Some of this is to say November hasn’t been a big writing month, even though in my post just two weeks ago I told you about my big November writing goals. I stand by my decision not to do Na-No this year because there just isn’t a new book in me right now, but without that bar graph and relentlessly increasing word count the writing has not been happening. It’s been a little more about survival—making it to the runs and social events, making a plan for tracking my expenses and making a budget, trying to feed myself more healthily and inexpensively. This doesn’t sound like that many things, but sometimes that’s just where you’re at, you know? I work early mornings at a coffee shop, and I LOVE the morning shift because I get out so early in the day—but if you’re not careful about getting enough sleep, a workweek can feel like a bit of a deathmarch, something to get through until that next day you can sleep in. During the summer on Wednesdays, the first day of my weekend, I just slept for hours and then woke up and ran for hours. And I actually miss that long run training schedule, because you feel just a little less pathetic about the week’s worth of dishes piling up in your sink when you ran twenty miles that day.

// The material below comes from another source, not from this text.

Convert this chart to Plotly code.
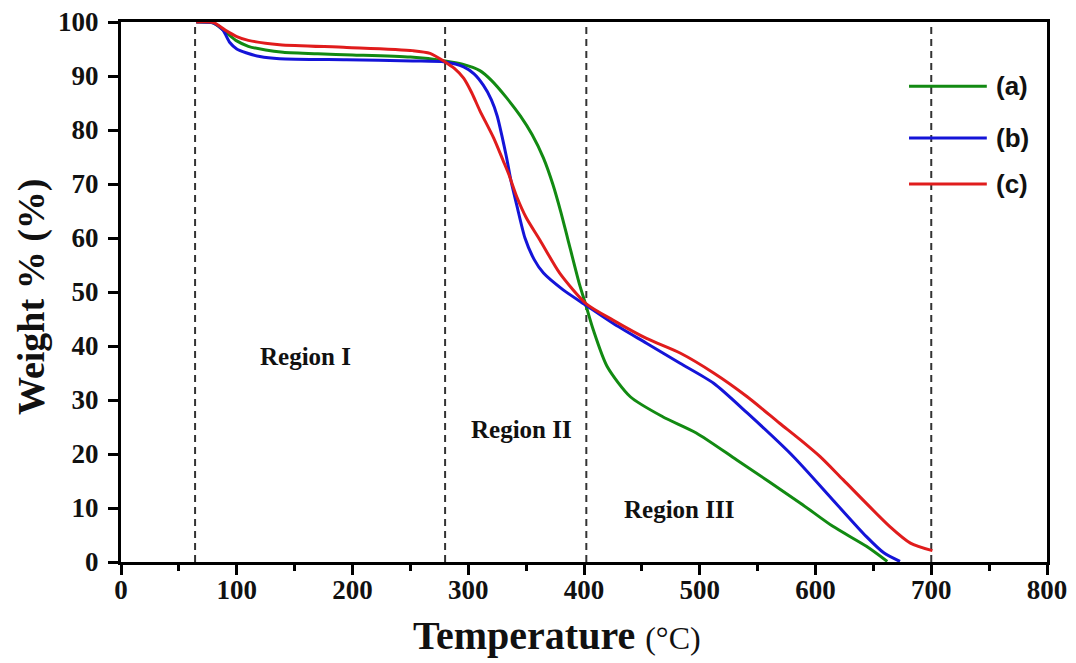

Running! The ebb and flow of fitness is a weird thing. I started being intentional about running and fitness just about two years ago, which is a very short time in the scheme of things, and I’ve had the luxury of getting fitter and faster for the majority of that time. I did my second marathon this September (2018) and got a Personal Record by 45 minutes. Going into that race I was the fittest and strongest I’ve ever been in my life. This was just a little over a month ago, and I’ve continued running and lifting things, so most of that strength hasn’t gone too far away. My miles dropped off when I stopped doing race-specific long runs, however, and now I’m trying to get them back up and build a stronger base for the winter. It’s demoralizing to feel exhausted after a 20-mile week when just two months ago you crushed a 47-mile week for your highest-mileage week ever. But you can’t always be at your best/most/fastest/highest/farthest ever, though I do think I have an awful lot of personal bests still to come. You have to keep yourself going by trusting the process over the long haul, and trusting that you’ll get there for your next big thing (I’m leveling up for my next race, if all goes well: a 50-kilometer trail race in the spring). And looking at the little things helps too. Last night was the coldest night for running so far this year, and for 3.3 miles I averaged 8:55 minutes per mile. This isn’t fast by a lot of people’s standards, but I remember a similar cold night in November or December of 2016, back at the beginning of this journey, when I ran my absolute hardest for a similar distance. I remember huffing and puffing on my way back to the bar, really putting my heart into it and running until it hurt—and I averaged 10:30 minute miles. And I was proud! And I should have been! But it’s cool to see how far I’ve come, and good to remember the huge difference between now and then, especially when I feel like I haven’t been working as hard as I could been have over the last month. There’s a lot more months ahead, and lot more hard work to go!
And a lot more cold weather before spring. Brr.
One thought on “Winter Blues and Running Motivation”
Ever realize everything you are feeling is what someone else just wrote? You are spot on. Keep on keepin’ on and remember the magical quality of saunas.